Studies of processes of incision in wetlands in Australia have indicated that while incision may occur very quickly, the process of aggradation and recovery may take substantially longer. For instance, modelling conducted by Brooks and Brierley (2004) for the Cann River Floodplain suggested that it would take 31 000 years to infill a trench that had formed within just 40 years. In South Africa, the tectonic setting, on an uplifted portion of the crust, results in naturally increased sediment loads relative to Australia (Milliman and Meade 1983). However, many systems may be transport-limited due to seasonality and variability in rainfall and flow. Furthermore, rapid infilling may be associated with other challenges. For instance, Zierholz et al. (2001) found that despite fairly rapid infilling, the vegetation assemblages of ‘newly created’ wetland meadows were quite different from those of the pre-existing meadows, with much lower plant diversity. In addition, the newly created systems tended to be in-stream rather than across the valley floor and thus more narrowly contained than their predecessors.

When considering the potential for natural ecosystem recovery, in addition to considering the catchment context, it is also necessary to reflect on the likely time-period of recovery as this has implications for long-term restoration maintenance as well as future provision of ecosystem services. Given spatial and temporal variability in processes and rates, providing this information has been elusive in many South African wetlands. However, recent radiocarbon dating of the Pietersielieskloof (this study) and the Krom (Pulley et al. 2018) provides insight into recovery rates in these two palmiet dominated systems. A comparison of long-term sedimentation rates and the period over which that sediment accumulated yields a power function that demonstrates that sedimentation rates in these cut-and-fill systems decreases dramatically over time (Fig. 11a). Termed the ‘Sadler effect’, this power function suggests that sedimentation within these systems is discontinuous (cyclical or random) (Sadler 1981). This is consistent with preserved sedimentological sequences, which indicate that single events may contribute up to 1 m of sediment in the Pietersielieskloof wetland system. Over prolonged periods of time, the stratigraphic record is disturbed by either hiatuses of no deposition, or erosion (Schumer et al. 2011). As a result, the time taken to ‘fill’ an erosional gully may be much longer than might be anticipated based on recent sedimentation rates alone.

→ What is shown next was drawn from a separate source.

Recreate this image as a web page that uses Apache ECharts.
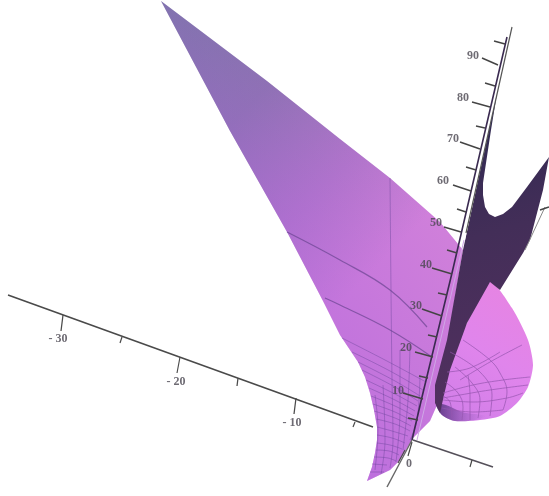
<!DOCTYPE html>
<html>
<head>
<meta charset="utf-8">
<script src="https://cdn.jsdelivr.net/npm/echarts@6/dist/echarts.min.js"></script>
<style>html,body{margin:0;background:#fff}#main{width:549px;height:496px}</style>
</head>
<body>
<div id="main"></div>
<script>
var sheetEdge = [[161,1],[267,81],[340,139],[390,178],[440,222],[463,250],[437,405],[430,421],[413,438],[400,460],[390,470],[367,481],[372,467],[375,453],[377,440],[377,427],[374,410],[370,393],[365,377],[358,362],[350,350],[340,335],[323,301],[287,232],[230,131]];
var lobeEdge = [[437,405],[442,415],[455,421],[480,420],[500,416],[517,403],[528,387],[533,365],[528,340],[512,308],[490,282],[467,323],[450,357],[438,395]];
var lobeShade = [[436,404],[442,415],[455,421],[475,420],[486,416],[462,412],[446,405]];
var darkEdge = [[497,93],[463,250],[447,340],[435,385],[435,403],[440,413],[444,395],[450,370],[467,323],[490,282],[500,290],[523,253],[530,240],[543,190],[549,157],[527,187],[512,207],[503,214],[495,217],[489,214],[485,207],[483,195],[483,183],[491,130]];

var sheetBigRows = [
  [[287,232],[340,260],[390,290],[427,327]],
  [[325,298],[340,305],[390,330],[432,357]]
];
var sheetRows = [
  [[342,338],[385,360],[426,382]],
  [[352,352],[390,371],[423,390]],
  [[358,362],[395,381],[420,396]],
  [[362,370],[395,387],[418,401]],
  [[366,380],[395,394],[417,406]],
  [[369,388],[395,400],[415,411]],
  [[371,396],[395,406],[414,416]],
  [[373,404],[395,412],[412,421]],
  [[374,411],[395,418],[411,426]],
  [[376,419],[395,424],[410,431]],
  [[377,427],[392,431],[408,436]],
  [[377,435],[392,438],[405,443]],
  [[377,443],[390,445],[402,449]],
  [[376,450],[389,451],[399,455]],
  [[374,457],[388,458],[396,461]],
  [[372,464],[387,465]],
  [[370,472],[384,472]]
];
var sheetCols = [
  [[390,178],[391,290],[392,380],[393,440],[390,468]],
  [[375,395],[378,430],[375,470]],
  [[383,385],[385,440],[381,474]],
  [[400,350],[400,410],[396,462]],
  [[410,345],[408,400],[403,450]],
  [[420,375],[417,420],[410,440]]
];
var lobeRays = [
  [[460,380],[490,362],[522,345]],
  [[443,393],[473,385],[503,380],[530,377]],
  [[443,400],[473,402],[507,398],[523,393]],
  [[442,408],[473,412],[503,410]],
  [[447,372],[470,368],[500,352]],
  [[443,398],[460,395],[490,390],[528,385]]
];
var lobeArcs = [
  [[463,340],[490,360],[500,373],[507,392],[503,410]],
  [[455,367],[472,383],[480,400],[478,418]],
  [[445,382],[458,393],[463,407],[462,420]],
  [[443,396],[450,402],[452,418]],
  [[450,352],[480,372],[492,395],[490,416]],
  [[468,375],[470,395],[470,420]]
];

var xAxisLeft = [[8,295],[373,427]];
var xAxisRight = [[413,440],[493,467]];
var zAxisTicked = [[507,37],[452,273],[422,397],[412,440]];
var zAxisLower = [[412,440],[387,487]];
var zAxisStripeTop = [[509,32],[464,240]];
var zAxisStripeLow = [[464,240],[417,440]];
var zAxisOuter = [[512,27],[466,233]];
var farLine = [[525,250],[545,207]];

var xTicks = [
  [[63,315],[61,331]], [[122,337],[120,343]], [[180,357],[177,373]], [[238,378],[237,386]],
  [[296,398],[294,414]], [[355,422],[353,427]], [[472,460],[470,467]], [[412,442],[408,456]], [[405,450],[398,463]]
];
var zTicks = [
  [[482,58],[498,65]], [[472,102],[490,107]], [[460,142],[480,149]], [[453,185],[471,191]], [[444,227],[461,232]],
  [[432,268],[452,274]], [[422,309],[442,316]], [[415,352],[433,357]], [[403,393],[423,399]],
  [[494,41],[505,44]], [[485,83],[495,86]], [[476,126],[485,128]], [[466,167],[476,170]], [[457,209],[466,212]],
  [[447,250],[457,253]], [[438,293],[447,295]], [[428,335],[437,337]], [[419,376],[428,378]], [[408,418],[418,420]],
  [[540,210],[549,207]]
];
var labelNames = ['90','80','70','60','50','40','30','20','10','- 30','- 20','- 10','0'];
var labelSpots = [[473,56],[463,98],[453,139],[443,181],[436,223],[426,265],[416,306],[406,348],[398,391],[58,339],[176,382],[292,423],[409,464]];

var G = echarts.graphic.LinearGradient;

function poly(points, fill, smooth) {
	return {
		type: 'custom',
		silent: true,
		clip: false,
		data: [0],
		renderItem: function(params, api) {
			var pts = [];
			for(var i=0;i<points.length;i++) {
				pts.push(api.coord(points[i]));
			}
			return {
				type: 'polygon',
				shape: {points: pts, smooth: smooth || 0},
				style: {fill: fill}
			};
		}
	};
}

function line(points, color, width, smooth) {
	return {
		type: 'line',
		silent: true,
		data: points,
		symbol: 'none',
		smooth: smooth ? 0.4 : false,
		clip: false,
		animation: false,
		lineStyle: {color: color, width: width}
	};
}

function lines(list, color, width, smooth) {
	var out = [];
	for(var i=0;i<list.length;i++) {
		out.push(line(list[i], color, width, smooth));
	}
	return out;
}

var series = [];
series.push(poly(sheetEdge, new G(0, 0, 0.8, 0.5, [
	{offset: 0, color: '#75799f'},
	{offset: 0.4, color: '#8a74ad'},
	{offset: 0.72, color: '#b076c8'},
	{offset: 1, color: '#d080da'}
])));
series.push(poly(sheetEdge, new G(1, 0.5, 0.1, 0.9, [
	{offset: 0, color: 'rgba(170,95,225,0)'},
	{offset: 0.6, color: 'rgba(170,95,225,0.45)'},
	{offset: 1, color: 'rgba(165,90,215,0.8)'}
])));
series = series.concat(lines(sheetBigRows, 'rgba(100,65,140,0.65)', 1.2, true));
series = series.concat(lines(sheetRows, 'rgba(100,65,150,0.4)', 1, true));
series = series.concat(lines(sheetCols, 'rgba(100,65,150,0.4)', 1, true));
series.push(poly(lobeEdge, new G(0, 1, 1, 0, [
	{offset: 0, color: '#cf7de8'},
	{offset: 0.5, color: '#e085ec'},
	{offset: 1, color: '#e884e0'}
]), 0.25));
series.push(poly(lobeShade, new G(0, 0.5, 1, 0.5, [
	{offset: 0, color: 'rgba(75,45,115,0.85)'},
	{offset: 1, color: 'rgba(130,80,180,0)'}
]), 0.3));
series = series.concat(lines(lobeRays, 'rgba(150,85,175,0.7)', 1, true));
series = series.concat(lines(lobeArcs, 'rgba(150,85,175,0.7)', 1, true));
series.push(poly(darkEdge, new G(0, 0, 0.8, 1, [
	{offset: 0, color: '#2a2850'},
	{offset: 0.45, color: '#432e58'},
	{offset: 1, color: '#543060'}
])));
series.push(line(xAxisLeft, '#4a4a4a', 1.6));
series.push(line(xAxisRight, '#55505a', 1.6));
series.push(line(farLine, '#888', 1));
series.push(line(zAxisStripeLow, '#cfa8e6', 1));
series.push(line(zAxisStripeTop, '#fff', 2));
series.push(line(zAxisOuter, '#555', 1.2));
series.push(line(zAxisTicked, '#3a2a50', 1.6));
series.push(line(zAxisLower, '#666', 1.4));
series = series.concat(lines(xTicks, '#4a4a4a', 1.2));
series = series.concat(lines(zTicks, '#444', 1.4));

var labelData = [];
for(var i=0;i<labelNames.length;i++) {
	labelData.push({name: labelNames[i], value: labelSpots[i]});
}
series.push({
	type: 'scatter',
	silent: true,
	symbolSize: 0,
	data: labelData,
	label: {
		show: true,
		position: 'inside',
		formatter: '{b}',
		fontFamily: 'Liberation Serif',
		fontWeight: 'bold',
		fontSize: 12,
		color: '#4a4650'
	}
});

var myChart = echarts.init(document.getElementById('main'));
myChart.setOption({
	backgroundColor: '#fff',
	animation: false,
	grid: {left: 0, right: 0, top: 0, bottom: 0},
	xAxis: {type: 'value', min: 0, max: 549, show: false},
	yAxis: {type: 'value', min: 0, max: 496, inverse: true, show: false},
	series: series
});
</script>
</body>
</html>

Initial sedimentation rates in the Krom wetland are much higher than those of the Pietersielieskloof wetland; this is likely an indication of higher sediment availability and / or transport capacity.

Fig. 11
figure 11

The relationship between long-term sedimentation rates and the period of sediment accumulation demonstrates that sedimentation rates typically decline over time (a). The best-fit line is a power curve for both the Krom (dates from Pulley et al. 2018) and Pietersielieskloof wetland systems. The formulae may be reformatted to express depth of sediment infill over time (b)

Full size image

In order to assess the time required to infill an incised gully, taking into account that long-term sedimentation rates are likely reflect periods of deposition, stasis and erosion, sedimentation rates were converted to depth of infill for specific time periods (Fig. 11b), using the equations provided in Fig. 11a. These equations provide an estimation of the natural rate of infilling provided the catchment is undisturbed. As the Krom system has much higher initial rates of sedimentation, this has a marked impact on the trajectory of recovery. A typical gully in the Krom is ~5 m deep (Pulley et al. 2018), and at the declining sedimentation rate described in Fig. 11a, would infill within ~100 years. In contrast, a gully in the Pietersielieskloof system is typically 3 m deep, and would require ~5000 years to infill.

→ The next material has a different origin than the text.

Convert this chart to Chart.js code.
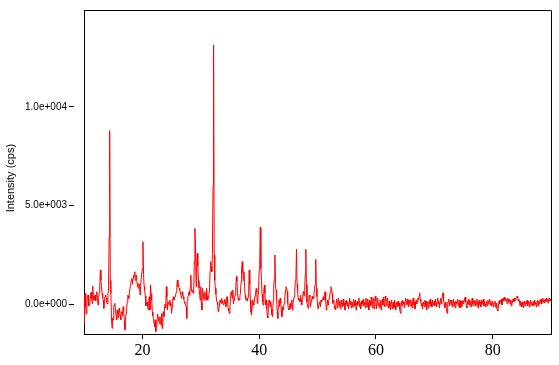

Despite similarity in vegetation cover (P. serratum dominated) and the occurrence of cut-and-fill processes in both systems, there are clear differences in recovery pathways that are likely linked to sediment supply and transport capacity. This has implications for the viability of natural recovery as a restoration option when high value ecosystems are threatened, as a recovery period of 5000 years in the case of the Pietersielieskloof is likely to be considered too long. In contrast, in systems with high sediment supply and rapid initial infilling, the importance of sustaining the longitudinal sediment supply through appropriately designed road crossings and restoration structures is highlighted by the findings presented in Fig. 11.

Conclusion

The current synchronous phase of incision across the Pietersielieskloof wetland system is unprecedented in the last 6000 years, and is likely related to increased hydrological connectivity induced by land use change and ill-designed road crossings. Thus, while processes of erosion and deposition are synonymous with cut-and-fill processes, the current phase of erosion is out of step with the sedimentary record. In contrast with land use changes that tend to promote a rapid stormflow run-off response, the maintenance of road crossings and dams reduce sediment connectivity longitudinally by removing sediment from the dispersal system. Landscape connectivity is key in determining geomorphic recovery potential (e.g. Fryirs and Brierley 2000; Fryirs et al. 2007; Brierley and Fryirs 2009) and in the case of cut-and-fill wetland systems where sediment is integral to gully infilling, artificial impediments to longitudinal sediment transport connectivity prevent natural recovery. Human impacts have resulted in the wetland system attaining a new fixed, altered state which is less resilient and less desirable than the naturally occurring system, and therefore supports a geomorphological case for the Anthropocene in many South African wetlands (Brown et al. 2013).

As a result, wetland restoration in South Africa is at a philosophical crossroads which has been thoroughly tested by cut-and-fill wetland systems that do not conform to the dominant restoration strategy of halting erosion. As wetland practitioners, either we accept that in some wetlands catchment hydrology and sediment transport regimes have been irrevocably altered and that these wetland systems cannot be returned to their natural state, or we must proactively combine integrated catchment management (e.g. run-off management, alien invasive removal strategies) with the construction of appropriate wetland restoration structures that do not set geomorphic systems into static trajectories.